Es la fe que no necesita oír para creer. La que no exige pruebas, ni pide explicaciones. La que no multiplica panes, pero sostiene almas. Es la fe silenciosa de los mártires, de las madres que rezan por hijos perdidos, de los enfermos que no sanan, de los que claman a Dios y solo reciben silencio. Juan, el profeta más grande, no hizo un solo milagro. Pero creyó. Y eso fue más poderoso que cualquier signo.
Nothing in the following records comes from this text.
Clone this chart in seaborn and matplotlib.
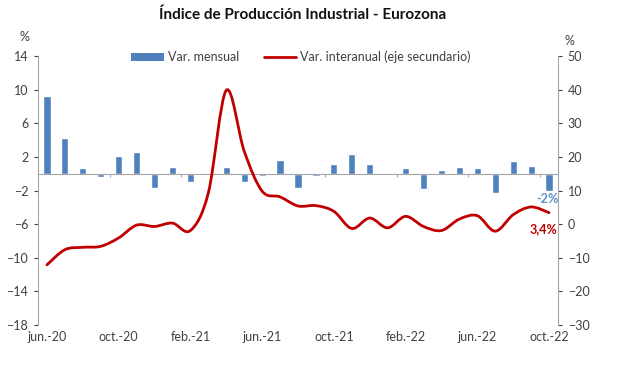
import numpy as np
import matplotlib
matplotlib.use('Agg')
import matplotlib.pyplot as plt
from matplotlib.path import Path
from matplotlib.patches import PathPatch, Patch
from matplotlib.lines import Line2D
import seaborn as sns
import pandas as pd

months = ['jun.-20', 'jul.-20', 'ago.-20', 'sep.-20', 'oct.-20', 'nov.-20', 'dic.-20',
          'ene.-21', 'feb.-21', 'mar.-21', 'abr.-21', 'may.-21', 'jun.-21', 'jul.-21',
          'ago.-21', 'sep.-21', 'oct.-21', 'nov.-21', 'dic.-21', 'ene.-22', 'feb.-22',
          'mar.-22', 'abr.-22', 'may.-22', 'jun.-22', 'jul.-22', 'ago.-22', 'sep.-22',
          'oct.-22']
varMensual = [9.2, 4.2, 0.7, -0.4, 2.1, 2.6, -1.7, 0.8, -1.0, 0.1, 0.8, -1.0, -0.3,
              1.6, -1.7, -0.3, 1.1, 2.3, 1.2, 0.0, 0.7, -1.8, 0.4, 0.8, 0.7, -2.3,
              1.55, 0.9, -2.0]
varInteranual = [-12.1, -7.6, -6.9, -6.6, -4.1, -0.3, -0.7, 0.3, -1.9, 9.3, 39.8, 21.7,
                 9.8, 8.1, 5.4, 5.5, 3.8, -1.3, 1.8, -1.1, 2.3, -0.7, -1.9, 1.5, 2.5,
                 -2.1, 2.8, 5.1, 3.4]
leftTicks = [-18, -14, -10, -6, -2, 2, 6, 10, 14]
rightTicks = [-30, -20, -10, 0, 10, 20, 30, 40, 50]

blue = '#4F81BD'
red = '#C00000'
grey = '#404040'


def smoothPath(x, y):
  # Excel-like smoothed line: cubic Bezier through every point
  x = np.asarray(x, float)
  y = np.asarray(y, float)
  n = len(x)
  verts = [(x[0], y[0])]
  codes = [Path.MOVETO]
  for i in range(n - 1):
    p0 = np.array([x[max(i - 1, 0)], y[max(i - 1, 0)]])
    p1 = np.array([x[i], y[i]])
    p2 = np.array([x[i + 1], y[i + 1]])
    p3 = np.array([x[min(i + 2, n - 1)], y[min(i + 2, n - 1)]])
    c1 = p1 + (p2 - p0) / 6
    c2 = p2 - (p3 - p1) / 6
    verts += [tuple(c1), tuple(c2), tuple(p2)]
    codes += [Path.CURVE4] * 3
  return Path(verts, codes)


sns.set_style('white')
plt.rcParams['font.family'] = ['Lato', 'DejaVu Sans']

df = pd.DataFrame({'mes': months, 'mensual': varMensual, 'interanual': varInteranual})

fig = plt.figure(figsize=(6.17, 3.72), dpi=100)
ax = fig.add_axes([38/617, 1-325/372, 520/617, 269/372])

sns.barplot(data=df, x='mes', y='mensual', color=blue, width=0.4, saturation=1, ax=ax)
ax.set_xlim(-0.5, len(months) - 0.5)
ax.set_ylim(-18, 14)
ax.set_yticks(leftTicks)
ax.tick_params(axis='y', colors=grey, labelsize=9, length=3, width=0.8, direction='out', left=True, pad=4)
ax.set_xticks(range(0, len(months), 4))
ax.set_xticklabels(months[::4], color=grey, fontsize=9)
ax.tick_params(axis='x', length=0, pad=4)
ax.set_xlabel('')
ax.set_ylabel('')
for s in ['top', 'bottom', 'right']:
  ax.spines[s].set_visible(False)
ax.spines['left'].set_color('#A6A6A6')
ax.axhline(0, color='#A6A6A6', linewidth=0.8, zorder=1)
ax.vlines(np.arange(3.5, len(months), 4), -0.4, 0, color='#A6A6A6', linewidth=0.8)

ax2 = ax.twinx()
ax2.set_ylim(-30, 50)
ax2.set_yticks(rightTicks)
ax2.tick_params(axis='y', colors=grey, labelsize=9, length=3, width=0.8, direction='out', right=True, pad=4)
for s in ['top', 'bottom', 'left']:
  ax2.spines[s].set_visible(False)
ax2.spines['right'].set_color('#A6A6A6')
ax2.add_patch(PathPatch(smoothPath(range(len(months)), varInteranual), facecolor='none',
                        edgecolor=red, linewidth=2, capstyle='round'))

ax2.text(len(months) - 1.1, 7.5, '-2%', color='#5B8FCB', fontsize=9, fontweight='bold',
         ha='center', va='center')
ax2.text(len(months) - 1.3, -1.6, '3,4%', color=red, fontsize=9, fontweight='bold',
         ha='center', va='center')

fig.text(24/617, 1-37/372, '%', color=grey, fontsize=9, ha='center', va='center')
fig.text(569/617, 1-41/372, '%', color=grey, fontsize=9, ha='center', va='center')
fig.text(0.49, 1-15/372, 'Índice de Producción Industrial - Eurozona', fontsize=11,
         fontweight='bold', ha='center', va='center', color='#111111')

handles = [Patch(facecolor=blue, edgecolor='none'),
           Line2D([0], [0], color=red, linewidth=2)]
fig.legend(handles, ['Var. mensual', 'Var. interanual (eje secundario)'],
           loc='center', bbox_to_anchor=(301/617, 1-57/372), ncol=2, frameon=False,
           fontsize=9, labelcolor=grey, handlelength=2.6, handleheight=0.6,
           handletextpad=0.3, columnspacing=2.0)

fig.savefig('out.png', dpi=100)
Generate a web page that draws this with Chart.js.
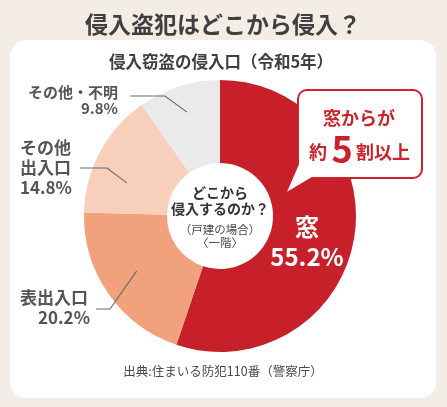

Esta es la fe que sostiene al mundo: la de quienes no tienen púlpito ni micrófono. La fe de los que no renuncian, aunque el alma tiemble. De quienes lloran, pero siguen de rodillas. Juan fue el precursor, pero también el testigo de una esperanza que no busca reconocimientos. Porque la verdadera fe no necesita aplausos: necesita amor.

SU LEGADO VIVO
Juan sigue vivo en cada voz que denuncia el pecado con valentía. En cada corazón que espera sin perder la esperanza. En cada prisionero que reza. En cada alma que camina sin ver, pero con los ojos del alma abiertos.
El más grande nacido de mujer murió solo en una cárcel. Pero su voz resuena hasta hoy. Y nos recuerda que la fidelidad, cuando se hace en silencio, grita más fuerte que cualquier milagro.